You’re the type of girl that likes to have her space, you enjoy treating yourself and doing things on your own. You’re not the first one to jump into someone’s arms, but you don’t necessarily want to be alone. So how do you date then? What rules should you set for yourself if you’re an independent badass, but you don’t want to come off as cocky or selfish? Well, I’ve put together a few tips and ideas of what you should do.
Whatever you do, never ever ever explain to your date how you always get your heart broken, or explain how you’re the one who always gets rejected.

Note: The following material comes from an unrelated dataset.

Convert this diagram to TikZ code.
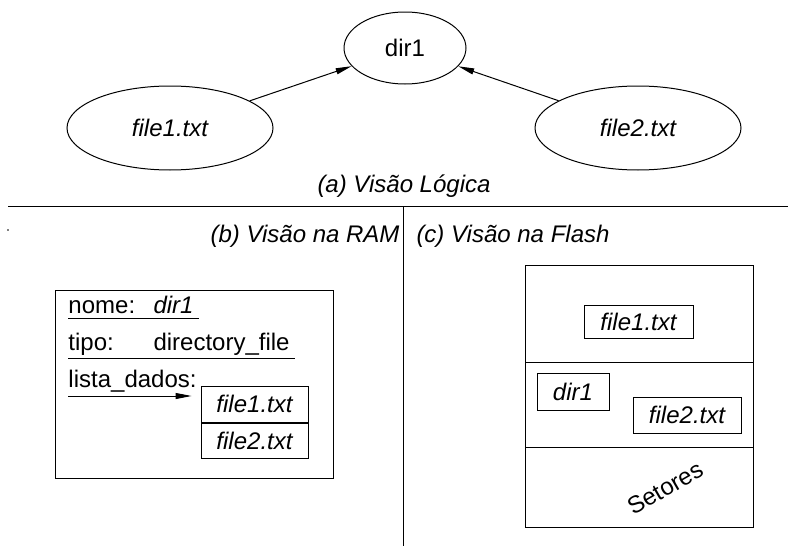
\documentclass[tikz,border=0pt]{standalone}
\usepackage{fontspec}
\setmainfont{Liberation Sans}
\usetikzlibrary{shapes.geometric,arrows.meta}
\begin{document}
\begin{tikzpicture}[x=0.5pt,y=-0.5pt,>={Triangle[length=8pt,width=3pt]},line width=0.5pt,
	font=\fontsize{12}{14}\selectfont,
	elip/.style={draw,ellipse,inner sep=0pt},
	caixa/.style={draw,inner sep=0pt,minimum width=#1},
	rotulo/.style={font=\fontsize{12}{14}\selectfont\itshape}]
		\useasboundingbox (0,0) rectangle (788,546);
		% visao logica
		\node[elip,minimum width=61pt,minimum height=36pt] (d1) at (405,48) {dir1};
		\node[elip,minimum width=103pt,minimum height=42pt,rotulo] (f1) at (170,128) {file1.txt};
		\node[elip,minimum width=103pt,minimum height=42pt,rotulo] (f2) at (638,128) {file2.txt};
		\draw[->] (f1)--(d1);
		\draw[->] (f2)--(d1);
		\node[rotulo] (capa) at (404,186) {(a) Visão Lógica};
		
		\draw (8,206)--(788,206);
		\draw (403,206)--(403,546);
		\fill (8,230) circle (0.4pt);
		\node[rotulo,anchor=east,inner sep=0pt] (capb) at (400,236) {(b) Visão na RAM};
		\node[rotulo,anchor=west,inner sep=0pt] (capc) at (416,236) {(c) Visão na Flash};
		
		% RAM
		\draw (55,290) rectangle (333,478);
		\node[anchor=base west,inner sep=0pt] (nome) at (68,313) {nome:};
		\node[anchor=base west,inner sep=0pt,rotulo] (nomev) at (153,313) {dir1};
		\draw (68,318)--(199,318);
		\node[anchor=base west,inner sep=0pt] (tipo) at (68,350) {tipo:};
		\node[anchor=base west,inner sep=0pt] (tipov) at (153,350) {directory\_file};
		\draw (68,358)--(295,358);
		\node[anchor=base west,inner sep=0pt] (lista) at (68,387) {lista\_dados:};
		\node[caixa=53.5pt,minimum height=18pt,rotulo] (l1) at (254.5,404) {file1.txt};
		\node[caixa=53.5pt,minimum height=17.5pt,rotulo,anchor=north] (l2) at (l1.south) {file2.txt};
		\coordinate (ls) at (68,396);
		\draw[->,shorten >=4.5pt] (ls)--(l1.west |- ls);
		
		% Flash
		\draw (525,265) rectangle (753,527);
		\draw (525,362)--(753,362);
		\draw (525,447)--(753,447);
		\node[caixa=54.5pt,minimum height=16.5pt,rotulo] (s1) at (638.5,321.5) {file1.txt};
		\node[caixa=36pt,minimum height=18.5pt,rotulo] (s2) at (573,391.5) {dir1};
		\node[caixa=54pt,minimum height=18pt,rotulo] (s3) at (687,415) {file2.txt};
		\node[rotate=30,inner sep=0pt] (set) at (665,488) {Setores};
\end{tikzpicture}
\end{document}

I’ve experienced this first-hand from the other side, and it does not come across as confident. You’re pretty much telling your date that you’ve been rejected multiple times, which often scares the date, making them wonder, hmm, why did you get rejected?? Then they’ll start searching for your flaws, rather than focusing on all the good stuff. Come across as confident! Don’t be the victim here. You want to wow your date, so don’t reveal the stuff that makes you weak.
Ask questions!
Nobody likes the person who just sits there and doesn’t say anything. If you there’s an awkward silence, ask a question! You can never go wrong with simple questions like “What’s your favorite food/movie/etc.?” It might sound childish to ask questions like this, but it’ll start a conversation, and might branch off into several other conversations.
Always, always, always, be yourself.
Never put up a front, or pretend to be someone you’re not. If you go to the first date pretending to be the person that the other person wants you to be, when he/she finds out that you’re not actually that person, it’s not going to be good for anyone. So, just be yourself from the start.
Be funny/silly.
First dates are awkward, okay. They’re supposed to be that way. Don’t try to ignore that fact. If you’re bold enough like me, even bring up the fact that first dates are awkward. It’ll break the ice a little bit, and clear the air. That way there’s not this pressure to be perfect. Make the other person laugh! You don’t have to be serious, hot and sexy all the time. There’s a time for everything.
Remember that first impressions are everything.
Make sure you’re looking your best. Obviously looks aren’t everything, but for a first impression, you want to show the best version of yourself. Be kind. Everyone loves someone who's kind. Be sexy, but don’t over-do it. Don’t be the girl that drops her purse as she’s walking and bends over for her date to check out her ass, they can totally see that you’re doing that on purpose, and that comes across as conceited.
Don’t disclose everything right away.
Do not tell your first date about your whole childhood and the problems that your parents caused you and how you were depressed in 8th grade. I mean, yes, definitely get into that stuff later on, but the first date should be fun and light, not depressing. This will make you seem like you’re a depressing person, which is the opposite of what you want for a first date.
Laugh, smile.
Some people feel the need to be so serious and studious on the first date. Laughing and smiling is one of the most attractive things for people. If I see a person smile or laugh, I automatically want to talk to them.
Don’t take it too seriously.
You have your whole life to find someone. If they’re not compatible, don’t push it, and don’t get upset about it. Let life flow around you, have fun. That’s what life is all about, anyways.
Never sacrifice what makes you happy.
If the person you’re dating wants you to give up something you love, it’s not worth it. Don’t sacrifice something if it ultimately makes you happy. You are more important.
Say yes.
Sometimes it’s easy to make up excuses or say no because you’re scared, nervous or afraid of getting rejected. But the only way great things will happen is if you do say yes and go out on a limb and take a chance. Experience life.